Beşiktaş, dün akşam oynamış olduğu futbolla, hocasıyla birlikte “Ben burada dimdik duruyorum” mesajını verdi.
Defansta uyumlu, top sektirmeyen ve sadece 2. bölgede Musrati ile forvette Ciro dışında aksaklık yaşatmayan bir takım izledik dün akşam.
Swenson’a da bir paragraf açıyorum: La Liga’nın en hızlı çizgi oyuncusu Williams’a adım attırmadı. Beşiktaş’ın çıkarken üçlü savunmaya, beklerken dörtlü savunmaya dönmesiyle harika bir kurgu yapan ve Masuaku’yu ofansif bir oyuncu gibi kullanarak adeta hocalık dersi veren Solskjaer’i ayakta alkışlıyorum.

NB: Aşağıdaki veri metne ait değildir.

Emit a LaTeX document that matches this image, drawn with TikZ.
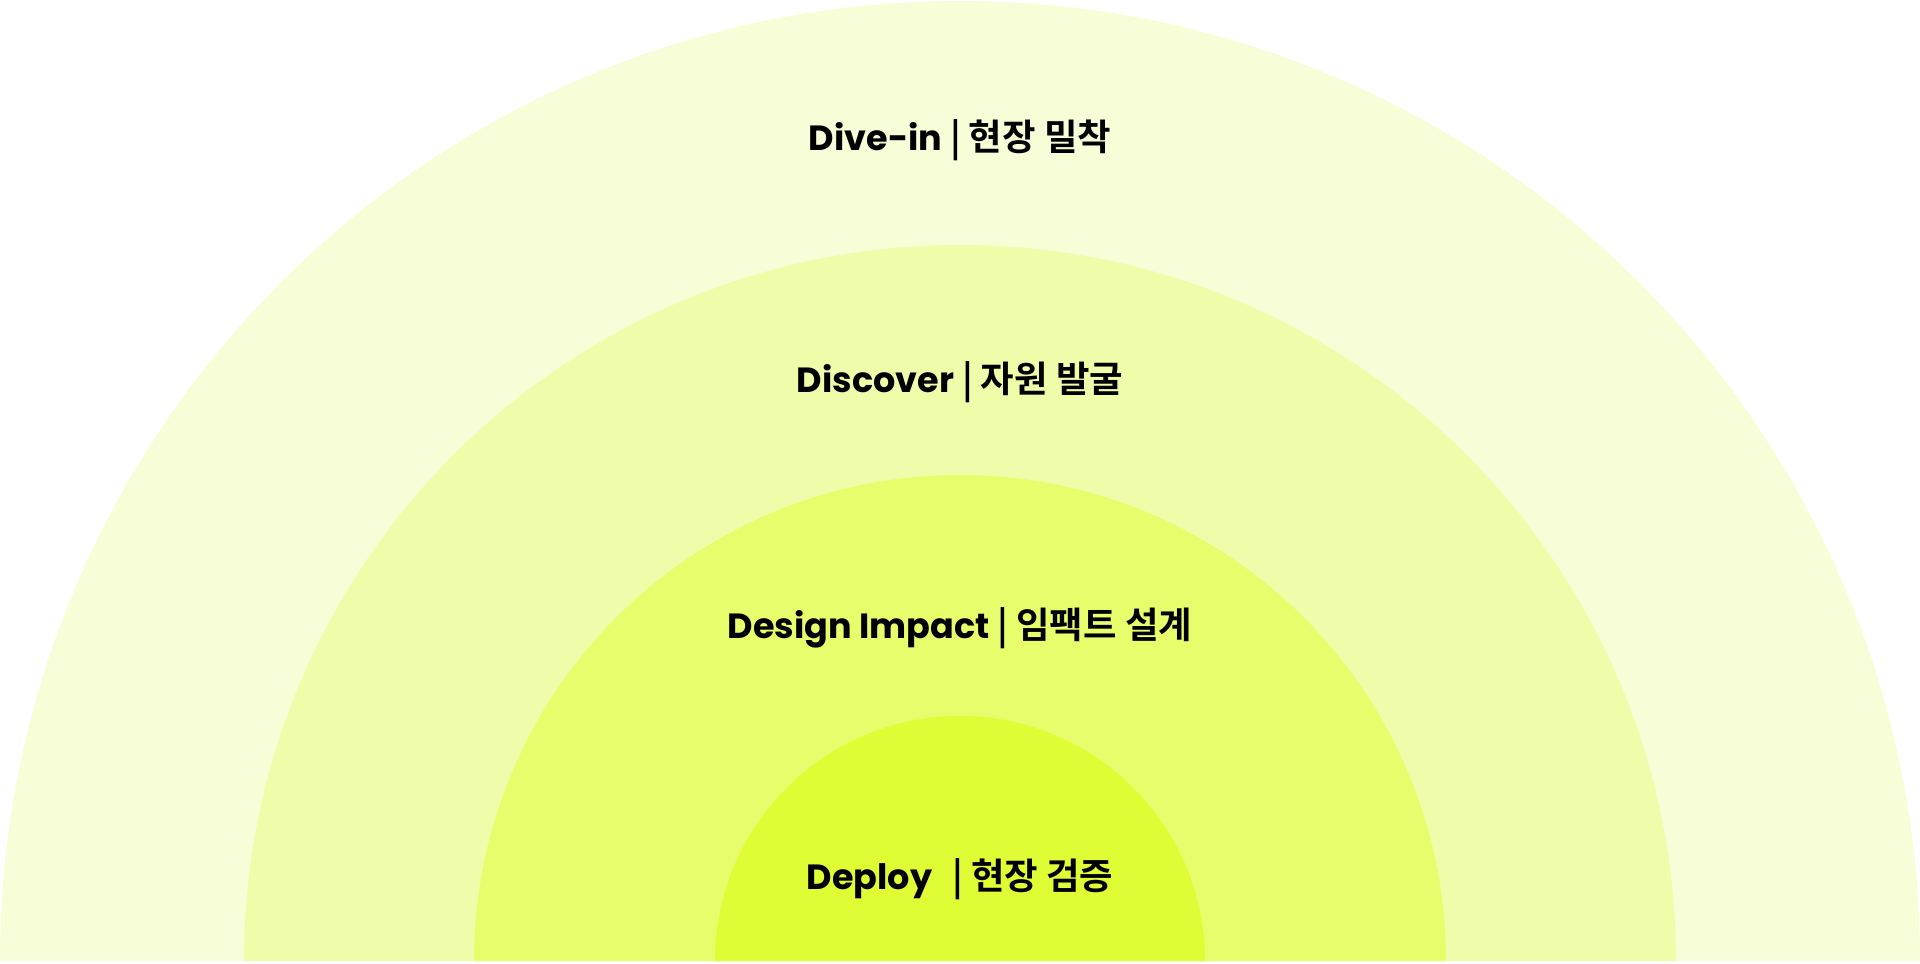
\documentclass[tikz,border=0pt]{standalone}
\usepackage{fontspec}
\setmainfont{Poppins}[BoldFont=* Bold]
\newfontfamily\kr{Noto Sans CJK KR}[BoldFont=* Bold,Scale=1.04]
\definecolor{ringA}{HTML}{F7FDD6}
\definecolor{ringB}{HTML}{EFFDAA}
\definecolor{ringC}{HTML}{E8FD6C}
\definecolor{ringD}{HTML}{E0FC35}
\newcommand{\sepbar}{\hspace{8pt}{\kr|}\hspace{8pt}}
\begin{document}
\begin{tikzpicture}[x=1pt,y=-1pt,
  label/.style={anchor=base, inner sep=0pt, font=\fontsize{35}{35}\selectfont\bfseries, text=black}]
\useasboundingbox (0,0) rectangle (1920,964);
\fill[ringA] (0,961) arc[start angle=180, end angle=0, x radius=960, y radius=-960] -- cycle;
\fill[ringB] (244,961) arc[start angle=180, end angle=0, x radius=716, y radius=-716] -- cycle;
\fill[ringC] (474,961) arc[start angle=180, end angle=0, x radius=486, y radius=-486] -- cycle;
\fill[ringD] (715,961) arc[start angle=180, end angle=0, x radius=245, y radius=-245] -- cycle;
\node[label] (divein) at (960,150) {Dive-in\sepbar{\kr 현장 밀착}};
\node[label] (discover) at (960,392) {Discover\sepbar{\kr 자원 발굴}};
\node[label] (design) at (960,638) {Design Impact\sepbar{\kr 임팩트 설계}};
\node[label] (deploy) at (960,889) {Deploy\hspace{20pt}{\kr|}\hspace{8pt}{\kr 현장 검증}};
\end{tikzpicture}
\end{document}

Muçi, adeta yeniden futbola başlıyor gibiydi. Rashica ise “Rüzgar benim” dercesine oynadı. Rafa, liderlik konusunda gerçekten öne çıktı; geriye gelip aldığı topları oyuna sokarak, akan oyunun en önemli parçası olma başarısını hem attığı hem de attırdığı gollerle gösterdi. Valverde, herhalde 6 as oyuncusunu sahaya sürmeyerek Beşiktaş’ı küçük görmenin bedelini ağır ödedi. Elinde Semih gibi bir oyuncusu olan bir takım, Semih’i 70. dakikada oyuna almamalı diye düşünüyorum. Tabii ki girdikten sonra penaltı kazanılmasında büyük bir payı oldu.
Mert Günok’a da bir parantez açıyorum: Bravo Mert! Kaleci sorunu olmayan bir Beşiktaş ortaya çıkardın. Hoş geldin Solskjaer! Beşiktaş’a dokundu ve böyle oldu. Umarım elini sürdükçe coşan bir Beşiktaş izleriz.